Another new reporting requirement relates to a private equity firm's non-US activity. Pre-merger filings must now include any US-sourced revenues a firm’s foreign funds or operations generate within the same industry as a takeover target. The PEGCC argued such information would be difficult to collect as foreign businesses are not familiar with US revenue reporting methods. 

Materials prepared by investment bankers, consultants or other third party advisers alongside any confidential offering memoranda relating to the sale of the takeover target will also be included in firms’ filings going forward. The government said documents prepared by outside advisers and marketing materials provide the commission a useful overview of a takeover target’s industry and an in-depth look into the target’s operations.
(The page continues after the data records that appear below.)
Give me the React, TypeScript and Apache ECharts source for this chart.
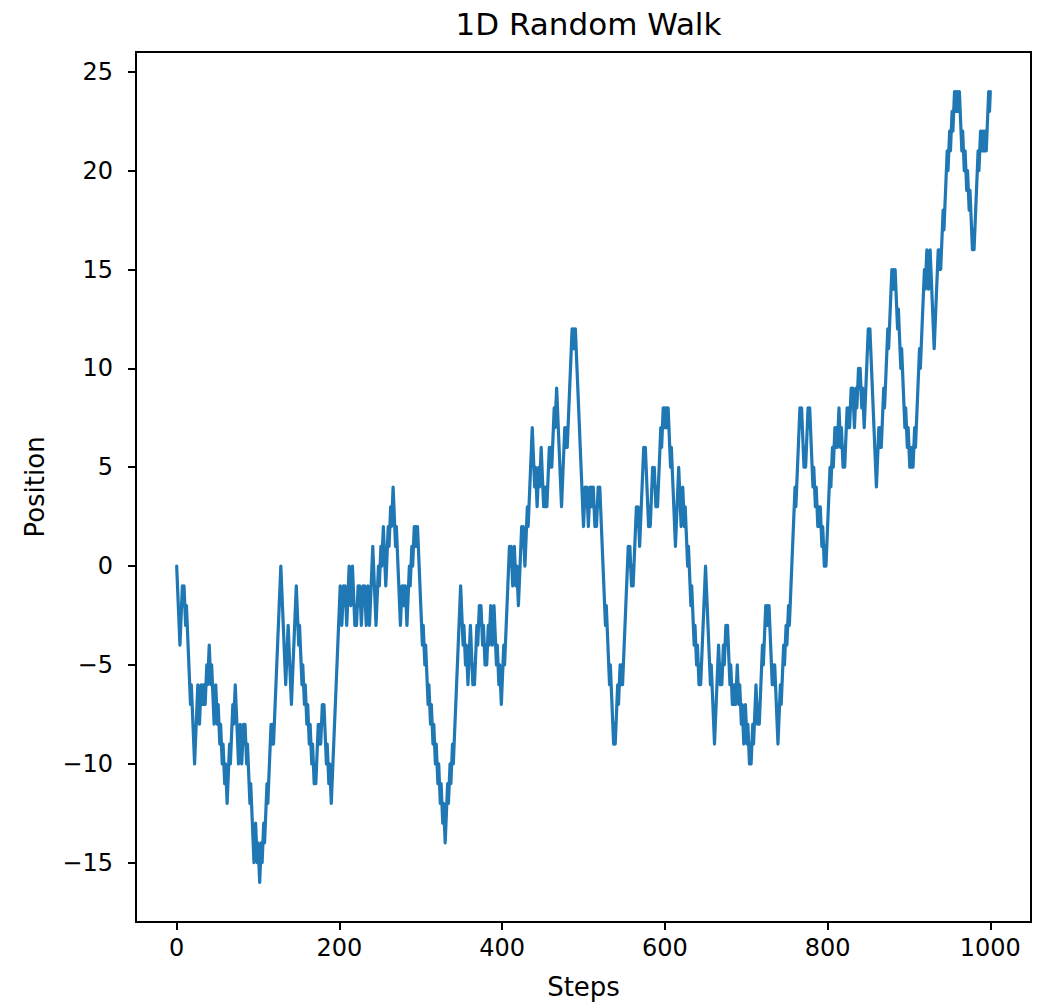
import React, { useEffect, useRef } from "react";
import * as echarts from "echarts";

const chartTitle = "1D Random Walk";
const xName = "Steps";
const yName = "Position";
const xTicks = [0, 200, 400, 600, 800, 1000];
const yTicks = [-15, -10, -5, 0, 5, 10, 15, 20, 25];

// Walk position at each step, in blocks of one hundred steps.
const walk0 = [
  0, -1, -2, -3, -4, -3, -2, -1, -2, -1,
  -2, -3, -2, -3, -4, -5, -6, -7, -6, -7,
  -8, -9, -10, -9, -8, -7, -6, -7, -8, -7,
  -6, -7, -6, -7, -6, -7, -6, -5, -6, -5,
  -4, -5, -6, -5, -6, -7, -8, -7, -6, -7,
  -8, -7, -8, -9, -8, -9, -10, -9, -10, -11,
  -10, -11, -12, -11, -10, -9, -10, -9, -8, -7,
  -8, -7, -6, -7, -8, -9, -10, -9, -8, -9,
  -10, -9, -8, -9, -8, -9, -10, -9, -10, -11,
  -12, -11, -12, -13, -14, -15, -14, -13, -14, -15,
];
const walk1 = [
  -14, -15, -16, -15, -14, -15, -14, -13, -14, -13,
  -12, -11, -12, -11, -10, -9, -8, -9, -8, -9,
  -8, -7, -6, -5, -4, -3, -2, -1, 0, -1,
  -2, -3, -4, -5, -6, -5, -4, -3, -4, -5,
  -6, -7, -6, -5, -4, -3, -2, -1, -2, -3,
  -4, -3, -4, -5, -6, -5, -6, -7, -6, -7,
  -8, -7, -8, -9, -8, -9, -10, -9, -10, -11,
  -10, -11, -10, -9, -8, -9, -8, -9, -8, -7,
  -8, -7, -8, -9, -10, -9, -10, -11, -10, -11,
  -12, -11, -10, -9, -8, -7, -6, -5, -4, -3,
];
const walk2 = [
  -2, -1, -2, -3, -2, -1, -2, -1, -2, -3,
  -2, -1, 0, -1, -2, -1, 0, -1, -2, -3,
  -2, -3, -2, -1, -2, -1, -2, -3, -2, -1,
  -2, -1, -2, -3, -2, -1, -2, -3, -2, -1,
  0, 1, 0, -1, -2, -3, -2, -1, 0, -1,
  0, 1, 0, 1, 2, 1, 0, -1, 0, 1,
  2, 1, 2, 3, 2, 3, 4, 3, 2, 1,
  2, 1, 0, -1, -2, -3, -2, -1, -2, -1,
  -2, -1, -2, -3, -2, -1, 0, -1, 0, 1,
  0, 1, 2, 1, 2, 1, 2, 1, 0, -1,
];
const walk3 = [
  -2, -3, -4, -3, -4, -5, -4, -5, -6, -7,
  -6, -7, -8, -7, -8, -9, -8, -9, -10, -9,
  -10, -11, -10, -11, -12, -11, -12, -13, -12, -13,
  -14, -13, -12, -11, -12, -11, -10, -11, -10, -9,
  -10, -9, -8, -7, -6, -5, -4, -3, -2, -1,
  -2, -3, -4, -3, -4, -5, -4, -5, -6, -5,
  -4, -3, -4, -5, -6, -5, -6, -5, -4, -3,
  -4, -3, -2, -3, -2, -3, -4, -3, -4, -5,
  -4, -5, -4, -3, -4, -3, -2, -3, -4, -3,
  -2, -3, -4, -5, -4, -5, -6, -5, -6, -7,
];
const walk4 = [
  -6, -5, -4, -5, -4, -3, -2, -1, 0, 1,
  0, 1, 0, -1, 0, 1, 0, -1, 0, -1,
  -2, -1, 0, 1, 2, 1, 2, 1, 0, 1,
  2, 3, 2, 3, 4, 5, 6, 7, 6, 5,
  4, 5, 4, 3, 4, 5, 4, 5, 6, 5,
  4, 3, 4, 3, 4, 3, 4, 5, 6, 5,
  6, 5, 6, 7, 8, 7, 8, 9, 8, 7,
  6, 5, 4, 3, 4, 5, 6, 7, 6, 7,
  6, 7, 8, 9, 10, 11, 12, 11, 12, 11,
  12, 11, 10, 9, 8, 7, 6, 5, 4, 3,
];
const walk5 = [
  2, 3, 4, 3, 4, 3, 2, 3, 4, 3,
  4, 3, 4, 3, 2, 3, 2, 3, 4, 3,
  4, 3, 2, 1, 0, -1, -2, -3, -2, -3,
  -4, -5, -6, -5, -6, -7, -8, -9, -8, -9,
  -8, -7, -6, -7, -6, -5, -6, -5, -6, -5,
  -4, -3, -2, -1, 0, 1, 0, 1, 0, -1,
  0, -1, 0, 1, 2, 3, 2, 3, 2, 1,
  2, 3, 4, 5, 6, 5, 6, 5, 4, 3,
  2, 3, 2, 3, 4, 5, 4, 5, 4, 3,
  4, 3, 4, 5, 6, 7, 6, 7, 8, 7,
];
const walk6 = [
  8, 7, 8, 7, 8, 7, 6, 5, 6, 5,
  4, 3, 2, 1, 2, 3, 4, 5, 4, 3,
  2, 3, 4, 3, 2, 3, 2, 1, 0, 1,
  0, -1, -2, -1, -2, -3, -4, -3, -4, -5,
  -4, -5, -6, -5, -6, -5, -4, -3, -2, -1,
  0, -1, -2, -3, -4, -5, -6, -5, -6, -7,
  -8, -9, -8, -7, -6, -5, -4, -5, -6, -5,
  -6, -5, -4, -5, -4, -3, -4, -3, -4, -5,
  -6, -5, -6, -7, -6, -7, -6, -7, -6, -5,
  -6, -7, -6, -7, -8, -7, -8, -9, -8, -7,
];
const walk7 = [
  -8, -9, -8, -9, -10, -9, -10, -9, -8, -9,
  -8, -7, -6, -7, -8, -7, -8, -7, -6, -5,
  -4, -5, -4, -3, -2, -3, -2, -3, -2, -3,
  -4, -5, -6, -5, -6, -5, -6, -7, -8, -9,
  -8, -7, -6, -7, -6, -5, -4, -5, -4, -3,
  -4, -3, -2, -3, -2, -1, 0, 1, 2, 3,
  4, 3, 4, 5, 6, 7, 8, 7, 8, 7,
  6, 5, 6, 5, 6, 7, 8, 7, 8, 7,
  6, 5, 4, 5, 4, 3, 4, 3, 2, 3,
  2, 3, 2, 1, 2, 1, 0, 1, 0, 1,
];
const walk8 = [
  2, 3, 4, 5, 4, 5, 6, 5, 6, 7,
  6, 7, 6, 7, 8, 7, 6, 7, 6, 5,
  6, 5, 6, 7, 8, 7, 8, 7, 8, 9,
  8, 9, 8, 7, 8, 9, 8, 9, 10, 9,
  10, 9, 8, 9, 8, 7, 8, 9, 10, 11,
  12, 11, 12, 11, 10, 9, 8, 7, 6, 5,
  4, 5, 6, 7, 6, 7, 6, 7, 8, 9,
  8, 9, 10, 11, 12, 11, 12, 13, 14, 15,
  14, 15, 14, 15, 14, 13, 12, 13, 12, 11,
  10, 11, 10, 9, 8, 7, 8, 7, 6, 7,
];
const walk9 = [
  6, 5, 6, 5, 6, 5, 6, 7, 6, 7,
  8, 9, 10, 11, 10, 11, 12, 13, 14, 15,
  14, 15, 16, 15, 14, 15, 16, 15, 14, 13,
  12, 11, 12, 13, 14, 15, 16, 15, 16, 15,
  16, 17, 18, 17, 18, 19, 20, 21, 20, 21,
  22, 21, 22, 23, 22, 23, 24, 23, 24, 23,
  24, 23, 24, 23, 22, 21, 22, 21, 20, 21,
  20, 19, 20, 19, 18, 19, 18, 17, 16, 17,
  16, 17, 18, 19, 20, 21, 20, 21, 22, 21,
  22, 21, 22, 21, 22, 21, 22, 23, 24, 23,
  24,
];

const positions = [
  ...walk0, ...walk1, ...walk2, ...walk3, ...walk4,
  ...walk5, ...walk6, ...walk7, ...walk8, ...walk9,
];

const FONT = "DejaVu Sans";
const INK = "#000000";
const LINE_BLUE = "#1f77b4";

// Tick labels use the typographic minus sign.
const fmt = (v: number) => (v < 0 ? "\u2212" + Math.abs(v) : String(v));

export default function App() {
  const ref = useRef<HTMLDivElement>(null);

  useEffect(() => {
    const chart = echarts.init(ref.current!, null, { renderer: "svg" });
    chart.setOption({
      animation: false,
      backgroundColor: "#ffffff",
      title: {
        text: chartTitle,
        left: 583.5,
        top: 3,
        textAlign: "center",
        textStyle: {
          fontFamily: FONT,
          fontSize: 31,
          fontWeight: "normal",
          color: INK,
        },
      },
      grid: {
        left: 136,
        top: 52,
        width: 895,
        height: 870,
        show: true,
        borderColor: INK,
        borderWidth: 2,
        backgroundColor: "transparent",
        containLabel: false,
        outerBoundsMode: "none",
      },
      xAxis: {
        type: "value",
        min: -50,
        max: 1050,
        axisLine: { show: false, onZero: false },
        splitLine: { show: false },
        axisTick: {
          show: true,
          customValues: xTicks,
          length: 8,
          lineStyle: { color: INK, width: 2 },
        },
        axisLabel: {
          customValues: xTicks,
          formatter: fmt,
          margin: 14,
          color: INK,
          fontFamily: FONT,
          fontSize: 24,
        },
        name: xName,
        nameLocation: "middle",
        nameGap: 52,
        nameTextStyle: { fontFamily: FONT, fontSize: 26, color: INK },
      },
      yAxis: {
        type: "value",
        min: -18,
        max: 26,
        axisLine: { show: false, onZero: false },
        splitLine: { show: false },
        axisTick: {
          show: true,
          customValues: yTicks,
          length: 8,
          lineStyle: { color: INK, width: 2 },
        },
        axisLabel: {
          customValues: yTicks,
          formatter: fmt,
          margin: 23,
          color: INK,
          fontFamily: FONT,
          fontSize: 24,
        },
        name: yName,
        nameLocation: "middle",
        nameGap: 88,
        nameTextStyle: { fontFamily: FONT, fontSize: 26, color: INK },
      },
      series: [
        {
          type: "line",
          data: positions.map((v, i) => [i, v]),
          showSymbol: false,
          symbol: "none",
          silent: true,
          lineStyle: { color: LINE_BLUE, width: 3.2, join: "round", cap: "round" },
        },
      ],
    });
    return () => chart.dispose();
  }, []);

  return (
    <div
      ref={ref}
      style={{ position: "fixed", left: 0, top: 0, width: 1038, height: 1002 }}
    />
  );
}
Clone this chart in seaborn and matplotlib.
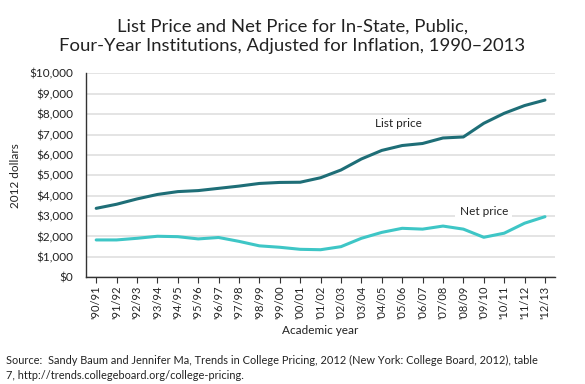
import numpy as np
import pandas as pd
import matplotlib
matplotlib.use("Agg")
import matplotlib.pyplot as plt
import seaborn as sns

# Academic years and prices (2012 dollars)
years = ["'90/91", "'91/92", "'92/93", "'93/94", "'94/95", "'95/96", "'96/97",
         "'97/98", "'98/99", "'99/00", "'00/01", "'01/02", "'02/03", "'03/04",
         "'04/05", "'05/06", "'06/07", "'07/08", "'08/09", "'09/10", "'10/11",
         "'11/12", "'12/13"]
list_price = [3380, 3580, 3840, 4060, 4200, 4250, 4360, 4470, 4600, 4650, 4660,
              4880, 5260, 5800, 6220, 6460, 6560, 6830, 6880, 7550, 8040, 8420, 8690]
net_price = [1830, 1830, 1910, 2010, 1990, 1880, 1950, 1760, 1540, 1470, 1370,
             1350, 1500, 1910, 2200, 2400, 2360, 2510, 2360, 1960, 2160, 2650, 2970]

df = pd.DataFrame({"year": years, "List price": list_price, "Net price": net_price})
df["x"] = np.arange(len(years))

sns.set_theme(style="white")
plt.rcParams["font.family"] = ["Lato", "DejaVu Sans"]

list_color = "#1e6e77"
net_color = "#3ec6c6"

fig = plt.figure(figsize=(5.85, 3.84), dpi=100)
ax = fig.add_axes([0.147, 0.278, 0.802, 0.531])

sns.lineplot(data=df, x="x", y="List price", ax=ax, color=list_color, linewidth=2.2)
sns.lineplot(data=df, x="x", y="Net price", ax=ax, color=net_color, linewidth=2.2)

ax.set_xlim(-0.5, len(years) - 0.5)
ax.set_ylim(0, 10000)
ax.set_yticks(range(0, 10001, 1000))
ax.set_yticklabels([f"${v:,}" for v in range(0, 10001, 1000)], fontsize=8.5, color="#222222")
ax.set_xticks(df["x"])
ax.set_xticklabels(years, rotation=90, fontsize=8, color="#222222")
ax.tick_params(axis="x", bottom=True, length=4, width=0.8, color="#333333", pad=2)
ax.tick_params(axis="y", left=False, pad=3)

ax.yaxis.grid(True, color="#e2e2e2", linewidth=1.3)
ax.set_axisbelow(True)
for s in ["top", "right"]:
    ax.spines[s].set_visible(False)
for s in ["left", "bottom"]:
    ax.spines[s].set_color("#333333")
    ax.spines[s].set_linewidth(1.0)

ax.set_xlabel("Academic year", fontsize=8.5, color="#222222", labelpad=4)
ax.set_ylabel("2012 dollars", fontsize=8.5, color="#222222", labelpad=6)

ax.text(14.8, 7520, "List price", fontsize=8.5, color="#222222", ha="center", va="center")
ax.text(19.0, 3200, "Net price", fontsize=8.5, color="#222222", ha="center", va="center",
        bbox=dict(facecolor="white", edgecolor="none", pad=3))

fig.text(0.5, 0.906, "List Price and Net Price for In-State, Public,\nFour-Year Institutions, Adjusted for Inflation, 1990\u20132013",
         ha="center", va="center", fontsize=13.3, color="#222222", linespacing=1.3)
fig.text(0.01, 0.042, "Source:  Sandy Baum and Jennifer Ma, Trends in College Pricing, 2012 (New York: College Board, 2012), table\n7, http://trends.collegeboard.org/college-pricing.",
         ha="left", va="center", fontsize=7.9, color="#222222", linespacing=1.45)

fig.savefig("out.png", dpi=100)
The PEGCC in its submission argued such information could be redundant given the scope of current reporting requirements. 

However here too US competition authorities conceded ground regarding GPs' new reporting duties. Language was revised to reduce the number of documents that should be included in a filing – a point of concern for the buyout industry. The time period capturing which documents would need to be submitted was also shortened to one year from the original proposal of two – a concession the PEGCC lobbied for in its consultation submission. 

In the end, “compiling and updating the additional information required by the form changes likely will be very time-consuming. Reporting parties should expect to spend additional time preparing HSR filings and should adjust their transaction timelines accordingly”, said law firm Kirkland & Ellis in a memo.